So your kind of playing the same game here that has been done with androgens over the years, but with retinoic acid instead.
Such as androgen disruption leads to dysbiosis,
or is it dysbiosis leads to retinoic acid disruption?
Cause leads to consequence.
The question im looking at, is it the microbiome itself that could lead to vitamin a or retinoic acid status?
I know this is something a few of us have noticed over the years including myself.

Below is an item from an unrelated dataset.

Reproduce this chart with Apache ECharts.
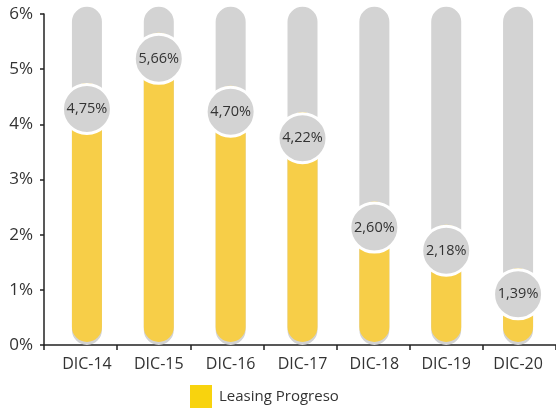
<!DOCTYPE html>
<html>
<head>
<meta charset="utf-8">
<script src="https://cdn.jsdelivr.net/npm/echarts@6/dist/echarts.min.js"></script>
<style>
  html, body { margin: 0; padding: 0; background: #fff; }
  #chart { width: 556px; height: 410px; }
</style>
</head>
<body>
<div id="chart"></div>
<script>
// data
const categories = ["DIC-14", "DIC-15", "DIC-16", "DIC-17", "DIC-18", "DIC-19", "DIC-20"];
const leasing = [4.75, 5.66, 4.70, 4.22, 2.60, 2.18, 1.39];
const yTicks = [0, 1, 2, 3, 4, 5, 6];
const seriesName = "Leasing Progreso";

const TRACK_TOP = 6.13;   // grey track runs a little past 6%
const BASE = 0.055;        // small gap between bar foot and axis

const font = "'Open Sans', sans-serif";
const chart = echarts.init(document.getElementById("chart"), null, {renderer: "canvas"});

const option = {
    animation: false,
    textStyle: {fontFamily: font},
    grid: [
        {left: 44, right: 0, top: 14, bottom: 65},
        {left: 51, right: 2, top: 14, bottom: 65}
    ],
    xAxis: [
        {
            type: "category", gridIndex: 0, data: categories,
            axisLine: {lineStyle: {color: "#222", width: 1.5}},
            axisTick: {show: true, length: 5, interval: 0, lineStyle: {color: "#222", width: 1.5}},
            axisLabel: {show: false}
        },
        {
            type: "category", gridIndex: 1, data: categories,
            axisLine: {show: false},
            axisTick: {show: false},
            axisLabel: {color: "#333", fontSize: 16, margin: 11, fontFamily: font}
        }
    ],
    yAxis: [
        {
            type: "value", gridIndex: 0, min: yTicks[0], max: yTicks[yTicks.length - 1], interval: 1,
            axisLine: {show: true, lineStyle: {color: "#222", width: 1.5}},
            axisTick: {show: true, length: 4, lineStyle: {color: "#222", width: 1.5}},
            splitLine: {show: false},
            axisLabel: {color: "#333", fontSize: 17, margin: 11, formatter: "{value}%", fontFamily: font}
        },
        {
            type: "value", gridIndex: 1, min: yTicks[0], max: yTicks[yTicks.length - 1],
            show: false
        }
    ],
    legend: {
        left: 190, top: 385,
        padding: 0,
        icon: "rect",
        itemWidth: 22, itemHeight: 23, itemGap: 10,
        textStyle: {color: "#333", fontSize: 15, fontFamily: font, padding: [0, 0, 0, 2]},
        data: [{name: seriesName, itemStyle: {color: "#F8D30E"}}]
    },
    series: [
        {
            name: "track",
            type: "bar",
            xAxisIndex: 1, yAxisIndex: 1,
            data: categories.map(() => TRACK_TOP),
            barWidth: 30,
            clip: false,
            silent: true,
            itemStyle: {color: "#D3D3D3", borderRadius: 15}
        },
        {
            name: "base",
            type: "bar",
            xAxisIndex: 1, yAxisIndex: 1,
            stack: "lp",
            barWidth: 30,
            barGap: "-100%",
            data: leasing.map(() => BASE),
            silent: true,
            itemStyle: {color: "rgba(0,0,0,0)"}
        },
        {
            name: seriesName,
            type: "bar",
            xAxisIndex: 1, yAxisIndex: 1,
            stack: "lp",
            barWidth: 30,
            barGap: "-100%",
            data: leasing.map(v => v - BASE),
            itemStyle: {color: "#F7CE48", borderRadius: 15}
        },
        {
            name: "labels",
            type: "scatter",
            xAxisIndex: 1, yAxisIndex: 1,
            data: leasing,
            symbol: "circle",
            symbolSize: 49,
            symbolOffset: [0, 26],
            clip: false,
            z: 5,
            itemStyle: {color: "#D3D3D3", borderColor: "#fff", borderWidth: 3, opacity: 1},
            label: {
                show: true,
                position: "inside",
                color: "#333",
                fontSize: 14.5,
                fontFamily: font,
                formatter: p => p.value.toFixed(2).replace(".", ",") + "%"
            }
        }
    ]
};

chart.setOption(option);
</script>
</body>
</html>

A key thought from this study,
Whether dysbiosis is a cause or consequence of chronic respiratory conditions, or whether retinoic acid (RA) - the bioactive metabolite of Vitamin A - is essential for lung microbiome homeostasis,
Vitamin A Deficiency and the Lung Microbiome
Vitamin A is an essential micronutrient responsible for lung morphogenesis, respiratory function,
and innate immunity. While vitamin A deficiency (VAD) alters gene expression and tissue
morphology, the microbiome has been shown to play an intimate role in the metabolic regulation,
pathogen inhibition, and inflammatory responses in the lung. Once believed to be sterile, recent
studies now show microbes inhabiting healthy lungs that are dysregulated in patients with
chronic obstructive pulmonary disease (COPD), asthma, and tuberculosis (TB). Whether
dysbiosis is a cause or consequence of chronic respiratory conditions, or whether retinoic acid
(RA) - the bioactive metabolite of Vitamin A - is essential for lung microbiome homeostasis,
remains unknown. We hypothesize dysregulation of host-microbe interactions in VAD lungs that
are associated with chronic respiratory conditions. To characterize this association, we obtained
a preliminary metatranscriptomic signature profile and H&E stains of paraffin-embedded tissue
samples to compare the morphology and changes in gene expression in the lungs of these two
groups. Histology results provide evidence of an inflammatory-like pathology in VAD lungs that
are absent in VAS lungs. Our computational results show an increase of COPD-associated
microbial expression and dysregulation of the host immune pathways, indicating a possible
correlation between lung dysbiosis and the alteration of granulocyte and macrophage function in
the absence of vitamin A. By using our combined molecular-metatranscriptomics approach to
compare mammalian and microbial gene expression profiles, we aim to identify novel host microbe interactions that will prove invaluable for treating chronic respiratory diseases.